Saturday, 17 August 2013

The Risk of Adventure

There's only one or two things that beat a good night's sleep. I leave it to others to fill in the rest of that aphorism. Last night I had a good night's sleep here in Gaspè, Quebec. My arrival, late last night, was not according to plan. Of course, given the complete lack of planning involved in this trip, it would be pure hubris to say anything had gone according to plan or not. I am simply here and awake. This is a good way to start any day.

Yesterday I took the ferry from Baie-Comeau to Matane on the Gaspè. My thought had been to stop and stay there in a local hotel. The hotel had one wheelchair room and it was occupied. They had other rooms with easy access but their idea of easy access was across a lawn, up a 2" step and steep ramp. I declined, thinking I would stay in the next town up the road.

That fateful decision lead to a couple of things which you could see as bad or good, depending on your sense of adventure. I choose good. First, it meant discovering the truth about not only the Gaspè but most small tourist regions. It has created a truism for me. All small motels have big stairs. That's all. From Matane to Gaspè I stopped at about 10 small, local motels and called about 20 others, some overlooking the sea, some overlooking the forest, some overlooking the highway. Many of them had ramps into the office; all of them had ledges, porches, steps or other such imprecation generating hurdles before the guest room door. Hour upon hour, village after village, mile after mile, motel after motel, all with stairs.

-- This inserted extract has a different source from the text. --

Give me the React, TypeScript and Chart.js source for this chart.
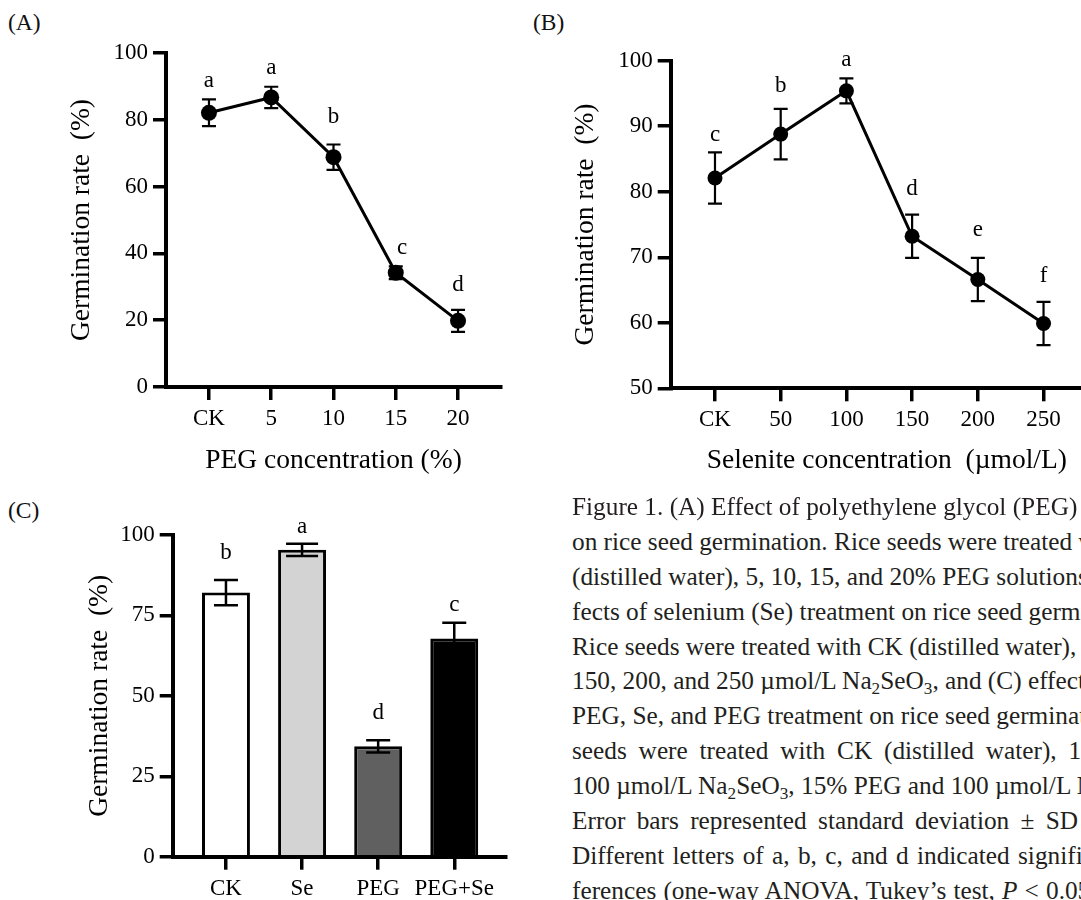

The next thing this did for me is enforce a night drive, prefaced by a sunset roll along the coast road of the Gaspè. This was a true wonderment, a show beyond all expectations. The road was smooth, clear and nearly empty. As the sun slowly settled in the west, it found it's recess in the waters of the Gulf of St. Lawrence. It's leisurely journey brought on a sunset of the purest hue, a gentle light seen through amber, throwing all of the water, the mountainsides, the trees, the rocks, the road itself into this scene of gold tinge, brightened by the soft setting sun. A single tincture, brushed surely by the hand of God, shaping a vision that I had never seen and may never see again

Then came the night, slowly through dusk and dark, and onward I drove. This too was a new creation of this amazing coast. Town after town, twinkling in their man-made starlight, seen afar round curves and capes as the highway winds, showed themselves distant and welcoming. Lighthouses, bright beacons for the sea, the holding posts of the heavens, rose up and shone their pharos out across the open water. Small boats and large, reds and greens dangling so near the cold seas as to seem near drowning, made their way into small, breakwatered harbours, ready to bring safely home those aboard. Each town had its harbour; each town had its lights; each town had its own picture to paint both in the late dusk and full darkness.

The road wove in and out, climbed up and down, rolled forth and back, sometimes so close to the sea that there were warning signs to alert motorists to the dangers of waves from a storm tossed sea that might come crashing onto and over the roadway. And in the end, the road brought me here.

Who needs a plan? I'll take the risk of adventure any day.

1 comment:

  1. You have written a sonnet Rick on the wonderments of the Gaspe.